WHAT NEEDS TO BE DONE → Transcribe only the part of the material below that begins at the line containing "Output the component" and ends at the line containing "const fmt = (v: number)", with both kept and images left out.

RECORDS FOR THE TASK →

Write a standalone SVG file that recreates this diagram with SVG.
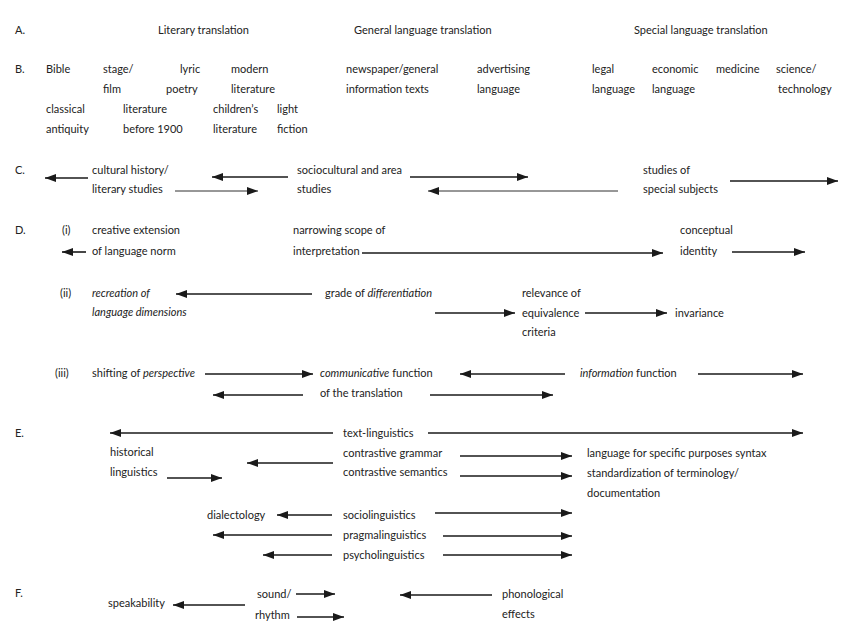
--
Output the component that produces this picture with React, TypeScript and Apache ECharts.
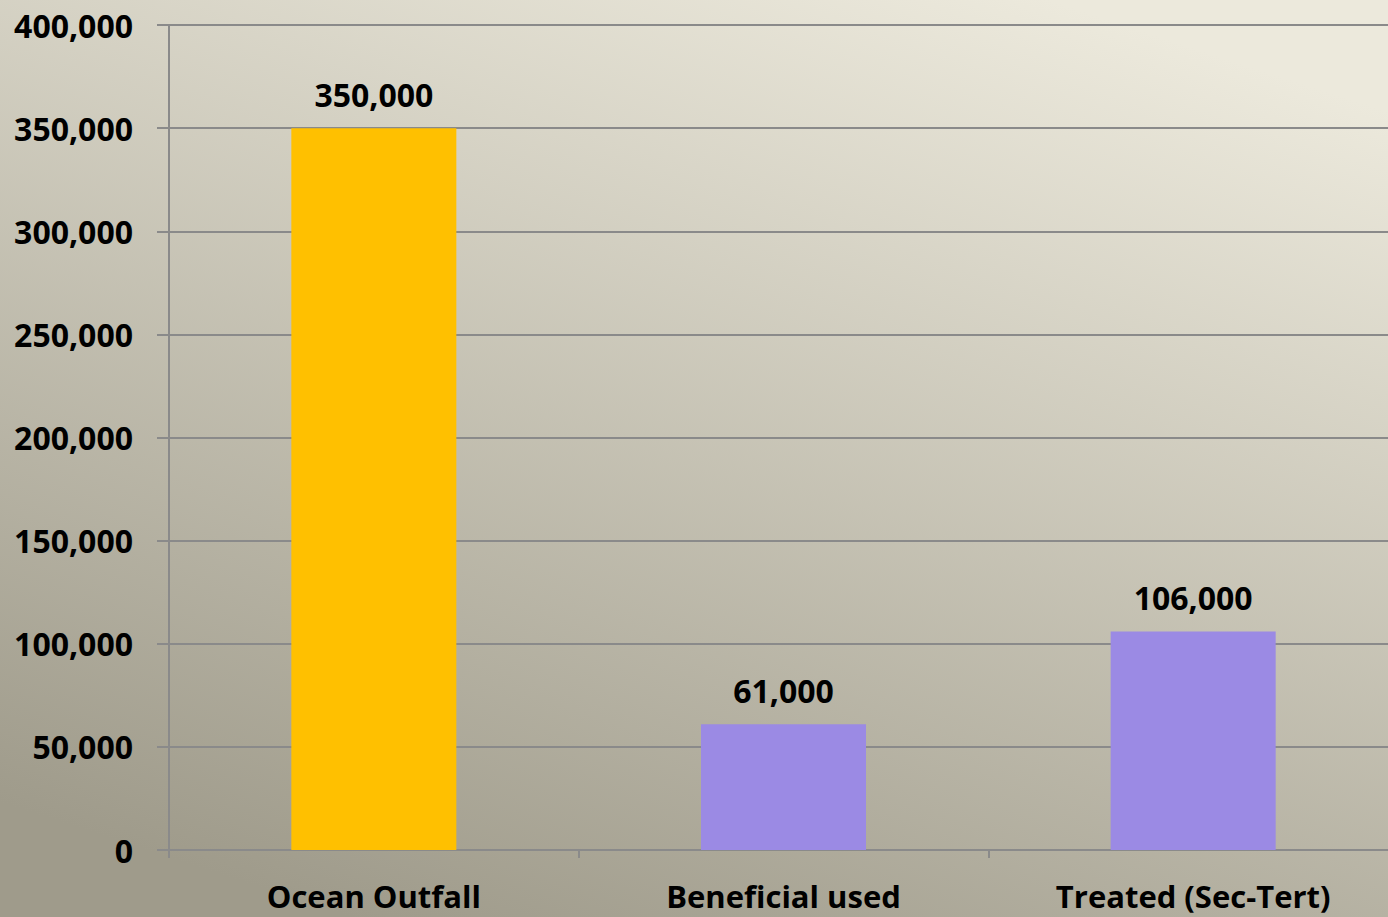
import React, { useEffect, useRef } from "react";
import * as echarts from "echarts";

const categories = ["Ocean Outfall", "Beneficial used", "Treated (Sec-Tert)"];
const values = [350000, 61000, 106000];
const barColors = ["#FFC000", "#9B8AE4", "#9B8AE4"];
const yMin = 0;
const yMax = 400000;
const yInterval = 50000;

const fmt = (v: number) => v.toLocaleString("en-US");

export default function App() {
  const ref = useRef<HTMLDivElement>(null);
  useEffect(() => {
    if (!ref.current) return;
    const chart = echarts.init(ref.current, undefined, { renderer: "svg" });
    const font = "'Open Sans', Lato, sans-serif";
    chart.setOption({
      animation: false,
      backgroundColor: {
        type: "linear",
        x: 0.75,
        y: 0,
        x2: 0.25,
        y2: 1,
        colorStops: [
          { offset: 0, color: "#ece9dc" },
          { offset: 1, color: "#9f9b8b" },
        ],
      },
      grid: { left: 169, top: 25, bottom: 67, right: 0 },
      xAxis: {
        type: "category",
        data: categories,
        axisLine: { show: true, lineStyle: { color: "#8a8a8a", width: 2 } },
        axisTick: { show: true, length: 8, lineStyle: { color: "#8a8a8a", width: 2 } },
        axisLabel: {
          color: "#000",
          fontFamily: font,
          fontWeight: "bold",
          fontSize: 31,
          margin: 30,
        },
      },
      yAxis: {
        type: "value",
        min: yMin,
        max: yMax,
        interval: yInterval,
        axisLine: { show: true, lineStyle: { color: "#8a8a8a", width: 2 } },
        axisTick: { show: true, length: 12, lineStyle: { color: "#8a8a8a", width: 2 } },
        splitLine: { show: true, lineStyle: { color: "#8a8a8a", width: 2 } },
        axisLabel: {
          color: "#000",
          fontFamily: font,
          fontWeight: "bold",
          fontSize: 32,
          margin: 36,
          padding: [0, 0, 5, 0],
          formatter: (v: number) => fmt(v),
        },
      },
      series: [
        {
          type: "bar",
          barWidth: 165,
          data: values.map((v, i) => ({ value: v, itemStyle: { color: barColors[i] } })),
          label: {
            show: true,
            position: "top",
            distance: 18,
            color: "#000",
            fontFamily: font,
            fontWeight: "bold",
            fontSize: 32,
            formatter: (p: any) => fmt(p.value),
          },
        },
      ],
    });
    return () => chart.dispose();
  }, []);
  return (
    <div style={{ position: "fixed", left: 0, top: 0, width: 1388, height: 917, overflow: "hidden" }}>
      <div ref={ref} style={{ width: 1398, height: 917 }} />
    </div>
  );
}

WRITTEN SOLUTION →
Output the component that produces this picture with React, TypeScript and Apache ECharts.
import React, { useEffect, useRef } from "react";
import * as echarts from "echarts";

const categories = ["Ocean Outfall", "Beneficial used", "Treated (Sec-Tert)"];
const values = [350000, 61000, 106000];
const barColors = ["#FFC000", "#9B8AE4", "#9B8AE4"];
const yMin = 0;
const yMax = 400000;
const yInterval = 50000;

const fmt = (v: number) => v.toLocaleString("en-US");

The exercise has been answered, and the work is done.